Articles often highlight how women are disproportionately represented in senior governmental positions.

For once, I'd like to see a poll ask whether women actually WANT to be in government.  Perhaps, relative to men,  they are more turned off by the corruption, bribery and favoritism endemic in politics.

Perhaps their underrepresentation is mostly reflective NOT of negative forces acting on women, but of women REFUSING to allow themselves to be influenced by negative (governmental) forces.  
Alice O. Nunez
10/26/2010 12:52:24 am

Perhaps, but since there's a ton of evidence of sexism in politics, and not much evidence of women being less interested in politics (see, for instance, the gender ratios in poli-sci departments at American universities), it would be rational to go with the first hypothesis. Besides, the second wouldn't really explain women's underrepresentation in other fields, would it?

10/26/2010 01:18:23 am


I would be interested in seeing evidence about sexism in political hiring/election. If it exists, as you say, then my theory may be devalued, but not necessarily voided. In that case, women being turned off by corruption could simply account for a smaller than large percentage of their underrepresentation in politics.

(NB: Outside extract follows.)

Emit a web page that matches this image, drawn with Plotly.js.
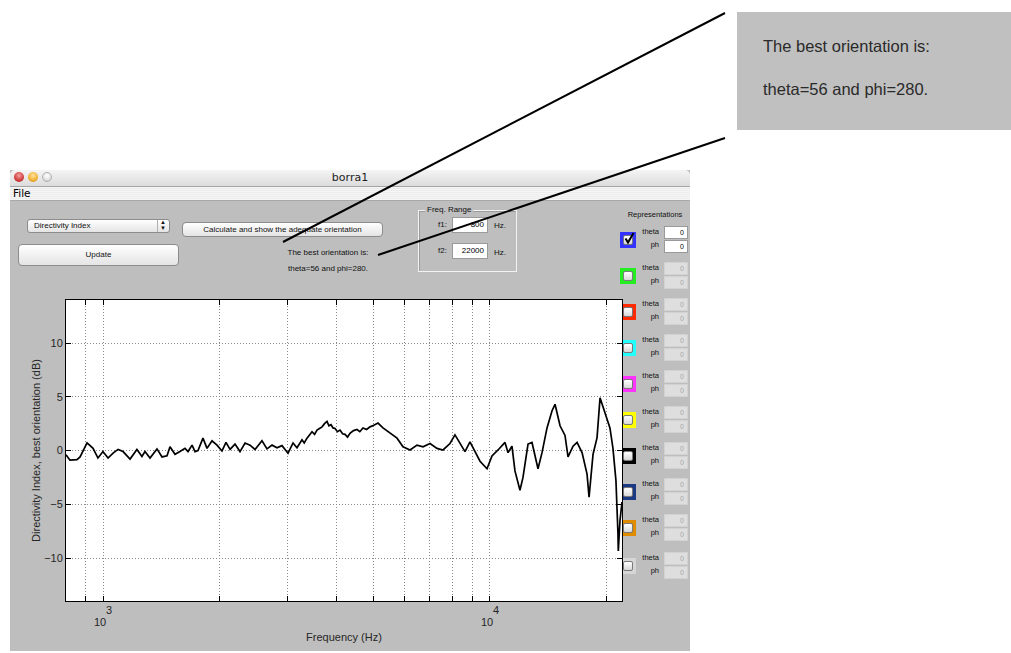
<!DOCTYPE html>
<html>
<head>
<meta charset="utf-8">
<script src="https://cdn.plot.ly/plotly-3.0.1.min.js"></script>
<style>
  html, body { margin:0; padding:0; background:#ffffff; }
  body { width:1011px; height:653px; position:relative; overflow:hidden; font-family:"Liberation Sans", Arial, sans-serif; }
  .abs { position:absolute; }
  #win { left:10px; top:170px; width:680px; height:481px; background:#bebebe; }
  #titlebar { left:10px; top:170px; width:680px; height:16px; background:linear-gradient(#f4f4f4,#dcdcdc); border-bottom:1px solid #a4a4a4; border-radius:5px 5px 0 0; }
  #titletxt { left:10px; top:171px; width:680px; text-align:center; font-size:11px; color:#222; line-height:14px; font-family:"DejaVu Sans","Liberation Sans",sans-serif; }
  .light { width:10px; height:10px; border-radius:50%; top:172px; }
  #menubar { left:10px; top:187px; width:680px; height:13px; background:repeating-linear-gradient(#f6f6f6 0px,#f6f6f6 1px,#ececec 1px,#ececec 2px); border-bottom:1px solid #a8a8a8; }
  #filetxt { left:13px; top:187px; font-size:10.5px; line-height:13px; color:#000; font-family:"DejaVu Sans","Liberation Sans",sans-serif; }
  .btn { background:linear-gradient(#ffffff,#e4e4e4); border:1px solid #8c8c8c; border-radius:4px; text-align:center; font-size:8px; color:#111; box-sizing:border-box; }
  .lbl { font-size:8px; color:#111; white-space:nowrap; }
  .edit { background:#ffffff; border:1px solid #9a9a9a; box-sizing:border-box; font-size:8px; text-align:right; padding-right:3px; color:#000; }
  .edit.off { background:#dedede; border:1px solid #d2d2d2; color:#a8a8a8; }
  .sq { width:16px; height:16px; left:620px; }
  .chk { position:absolute; left:3px; top:3px; width:10px; height:10px; border-radius:2px; background:linear-gradient(#ffffff,#d8d8d8); border:1px solid #7a7a7a; box-sizing:border-box; }
  .rl { font-size:7.5px; color:#111; text-align:right; width:30px; left:629px; }
  #callout { left:737px; top:12px; width:274px; height:118px; background:#c0c0c0; }
  .ctext { left:763px; font-size:16.5px; color:#2a2a2a; white-space:nowrap; }
  #plot { left:0px; top:0px; width:1011px; height:653px; }
  #overlay { left:0; top:0; width:1011px; height:653px; pointer-events:none; }
</style>
</head>
<body>

<div id="win" class="abs"></div>
<div id="titlebar" class="abs"></div>
<div id="titletxt" class="abs">borra1</div>
<div class="abs light" style="left:14px;background:radial-gradient(circle at 50% 35%,#f4a0a0,#d23c3c 60%,#a01818);"></div>
<div class="abs light" style="left:28px;background:radial-gradient(circle at 50% 35%,#ffe4a0,#f0b030 60%,#c07800);"></div>
<div class="abs light" style="left:42px;background:radial-gradient(circle at 50% 35%,#ffffff,#e2e2e2 60%,#b8b8b8);box-sizing:border-box;border:1px solid #b0b0b0;"></div>
<div id="menubar" class="abs"></div>
<div id="filetxt" class="abs">File</div>

<!-- controls -->
<div class="abs btn" style="left:27px;top:219px;width:143px;height:14px;text-align:left;padding-left:6px;line-height:12px;border-radius:3px;">Directivity Index</div>
<div class="abs" style="left:157px;top:220px;width:1px;height:12px;background:#b0b0b0;"></div>
<div class="abs lbl" style="left:160px;top:219px;font-size:6px;line-height:6px;">&#9650;<br>&#9660;</div>
<div class="abs btn" style="left:182px;top:222px;width:201px;height:15px;line-height:13px;">Calculate and show the adequate orientation</div>
<div class="abs btn" style="left:18px;top:244px;width:161px;height:22px;line-height:20px;">Update</div>
<div class="abs lbl" style="left:268px;top:248px;width:120px;text-align:center;">The best orientation is:</div>
<div class="abs lbl" style="left:268px;top:264px;width:120px;text-align:center;">theta=56 and phi=280.</div>

<!-- freq range frame -->
<div class="abs" style="left:418px;top:210px;width:97px;height:60px;border:1px solid #f2f2f2;box-shadow:inset 1px 1px 0 #9c9c9c;"></div>
<div class="abs lbl" style="left:425px;top:205px;background:#bebebe;padding:0 2px;line-height:9px;">Freq. Range</div>
<div class="abs lbl" style="left:430px;top:220px;width:17px;text-align:right;">f1:</div>
<div class="abs edit" style="left:452px;top:217px;width:36px;height:16px;line-height:14px;">800</div>
<div class="abs lbl" style="left:494px;top:221px;">Hz.</div>
<div class="abs lbl" style="left:430px;top:246px;width:17px;text-align:right;">f2:</div>
<div class="abs edit" style="left:452px;top:243px;width:36px;height:16px;line-height:14px;">22000</div>
<div class="abs lbl" style="left:494px;top:248px;">Hz.</div>

<div class="abs lbl" style="left:620px;top:210px;width:70px;text-align:center;font-size:7.5px;">Representations</div>
<div id="reps"></div>

<!-- callout -->
<div id="callout" class="abs"></div>
<div class="abs ctext" style="top:37px;">The best orientation is:</div>
<div class="abs ctext" style="top:80px;">theta=56 and phi=280.</div>

<div id="plot" class="abs"></div>

<svg id="overlay" class="abs" width="1011" height="653">
  <line x1="283" y1="242" x2="725" y2="13" stroke="#000" stroke-width="2"/>
  <line x1="378" y1="255" x2="725" y2="138" stroke="#000" stroke-width="2"/>
</svg>

<script>
// ---------------- data ----------------
const freqHz = [
  800, 819, 854, 870, 907, 940, 968, 997, 1028, 1059, 1091, 1124, 1172, 1221, 1258, 1281,
  1320, 1376, 1418, 1461, 1487, 1532, 1578, 1626, 1656, 1696, 1726, 1757, 1810, 1854, 1910,
  1968, 2027, 2076, 2127, 2191, 2257, 2326, 2396, 2468, 2573, 2651, 2732, 2814, 2899, 3005,
  3096, 3170, 3266, 3310, 3365, 3415, 3467, 3520, 3572, 3625, 3680, 3735, 3791, 3835, 3883,
  3930, 3977, 4035, 4097, 4160, 4220, 4285, 4348, 4440, 4533, 4610, 4698, 4800, 4899, 5010,
  5138, 5293, 5519, 5755, 5964, 6218, 6483, 6719, 7006, 7303, 7569, 7890, 8130, 8375,
  8629, 8889, 9161, 9438, 9840, 10135, 10508, 10953, 11152, 11418, 11623, 11975, 12193,
  12564, 12866, 13099, 13335, 13657, 14071, 14498, 14760, 15206, 15664, 15948, 16432,
  16829, 17339, 17863, 18077, 18513, 18960, 19300, 19884, 20474, 20847, 21221, 21475,
  21520, 21739, 22000
];
const directivityDb = [
  -0.4, -0.9, -0.85, -0.6, 0.7, 0.2, -0.7, -0.1, -0.7, -0.25, 0.1, -0.1, -0.8, 0.1, -0.55, -0.1,
  -0.7, 0.15, -0.6, -0.5, 0.35, -0.35, -0.1, 0.2, -0.1, 0.5, -0.1, 0.0, 1.15, 0.2, 0.9,
  0.5, -0.05, 0.75, 0.1, 0.6, -0.1, 0.7, 0.5, 0.1, 0.9, 0.15, 0.5, 0.25, 0.45, -0.25,
  0.7, 0.25, 1.0, 0.7, 1.15, 1.45, 1.75, 1.5, 1.9, 2.05, 2.2, 2.5, 2.7, 2.3, 2.4,
  2.1, 2.05, 1.75, 1.9, 1.55, 1.5, 1.25, 1.6, 1.85, 1.95, 1.75, 2.1, 1.95, 2.2, 2.35,
  2.55, 2.1, 1.6, 1.15, 0.35, 0.05, 0.5, 0.35, 0.65, 0.2, 0.05, 0.65, 1.45, 0.65,
  -0.1, 0.8, -0.1, -1.0, -1.7, -0.5, 0.05, 0.75, -0.2, 0.4, -1.9, -3.7, -2.5,
  0.6, 0.75, -0.6, -1.7, -0.2, 2.1, 3.7, 4.3, 2.3, 1.4, -0.6, 0.4,
  0.75, -0.2, -2.2, -4.35, -0.35, 1.2, 4.9, 3.5, 2.1, 0.2, -2.8, -7.7,
  -9.35, -6.5, -4.8
];
const freqRangeHz = [800, 22000];
const yRangeDb = [-14, 14];
const yTickVals = [-10, -5, 0, 5, 10];
const xGridVals = [900, 1000, 2000, 3000, 4000, 5000, 6000, 7000, 8000, 9000, 10000, 20000];
const decadeTicks = [1000, 10000];
const decadeExponents = ['3', '4'];
const repColors = ['#3333ff', '#22ee22', '#ff2a00', '#22ffff', '#ff33ff', '#ffff00', '#000000', '#1c3a84', '#e08c00', '#d6d6d6'];
const repCenters = [240, 276, 312, 348, 384, 420, 456, 492, 528, 566];

// ---------------- GUI: representation rows ----------------
(function buildReps(){
  const host = document.getElementById('reps');
  let html = '';
  repColors.forEach((c, i) => {
    const cy = repCenters[i];
    const on = i === 0;
    html += `<div class="abs sq" style="top:${cy-8}px;background:${c};"><div class="chk"></div>` +
      (on ? `<svg style="position:absolute;left:3px;top:0px" width="13" height="13"><path d="M2.5 6.5 L5 10.5 L10.5 1" stroke="#000" stroke-width="2" fill="none"/></svg>` : '') + `</div>`;
    html += `<div class="abs rl" style="top:${cy-13}px;">theta</div>`;
    html += `<div class="abs rl" style="top:${cy}px;">ph</div>`;
    html += `<div class="abs edit${on ? '' : ' off'}" style="left:664px;top:${cy-14}px;width:24px;height:13px;line-height:11px;font-size:7px;">0</div>`;
    html += `<div class="abs edit${on ? '' : ' off'}" style="left:664px;top:${cy}px;width:24px;height:13px;line-height:11px;font-size:7px;">0</div>`;
  });
  host.innerHTML = html;
})();

// ---------------- plot ----------------
const fontFam = '"Liberation Sans", Arial, sans-serif';
const trace = {
  x: freqHz, y: directivityDb, type: 'scatter', mode: 'lines',
  line: { color: '#000000', width: 1.7 }, hoverinfo: 'skip'
};

const annotations = [];
decadeTicks.forEach((v, i) => {
  annotations.push({ x: Math.log10(v), xref: 'x', y: 0, yref: 'paper', text: '10', showarrow: false,
    xanchor: 'center', yanchor: 'middle', xshift: -3, yshift: -21, font: { size: 11, color: '#262626', family: fontFam } });
  annotations.push({ x: Math.log10(v), xref: 'x', y: 0, yref: 'paper', text: decadeExponents[i], showarrow: false,
    xanchor: 'center', yanchor: 'middle', xshift: 6, yshift: -9, font: { size: 11, color: '#262626', family: fontFam } });
});

const layout = {
  width: 1011, height: 653,
  margin: { l: 66, r: 389, t: 300, b: 52, pad: 0 },
  paper_bgcolor: 'rgba(0,0,0,0)', plot_bgcolor: '#ffffff',
  showlegend: false,
  font: { family: fontFam, size: 11, color: '#262626' },
  xaxis: {
    type: 'log', range: freqRangeHz.map(Math.log10), autorange: false,
    tickmode: 'array', tickvals: xGridVals, ticktext: xGridVals.map(() => ''),
    ticks: 'inside', ticklen: 5, tickcolor: '#000', tickwidth: 1,
    showline: true, linecolor: '#000', linewidth: 1, mirror: 'ticks',
    showgrid: true, gridcolor: '#8a8a8a', griddash: '1px,2px', gridwidth: 1, zeroline: false,
    title: { text: 'Frequency (Hz)', font: { size: 11, color: '#262626', family: fontFam }, standoff: 30 },
    fixedrange: true
  },
  yaxis: {
    range: yRangeDb, autorange: false,
    tickmode: 'array', tickvals: yTickVals,
    ticks: 'inside', ticklen: 5, tickcolor: '#000', tickwidth: 1,
    showline: true, linecolor: '#000', linewidth: 1, mirror: 'ticks',
    showgrid: true, gridcolor: '#8a8a8a', griddash: '1px,2px', gridwidth: 1, zeroline: false,
    tickfont: { size: 11, color: '#262626', family: fontFam },
    title: { text: 'Directivity Index, best orientation (dB)', font: { size: 11, color: '#262626', family: fontFam }, standoff: 1 },
    fixedrange: true
  },
  annotations: annotations
};

Plotly.newPlot('plot', [trace], layout, { displayModeBar: false, staticPlot: true });
</script>
</body>
</html>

And I didn't claim that women's underrepesentation in politics WAS largely due to avoidance of corruption, I said "perhaps" that was the case, meaning further study would be interesting.

I would say this, however. If there are a greater % of women in poli-sci departments than in government, that could simply be the result largely of women's interest in teaching. Myself, I love politics, would probably enjoy teaching it, but would have to think about it before running for government.

Yes, if women are less interested in entering politics than men, that wouldn't directly explain women's underrepresentation in other fields. I'm not sure why you bring this up. I didn't claim as much.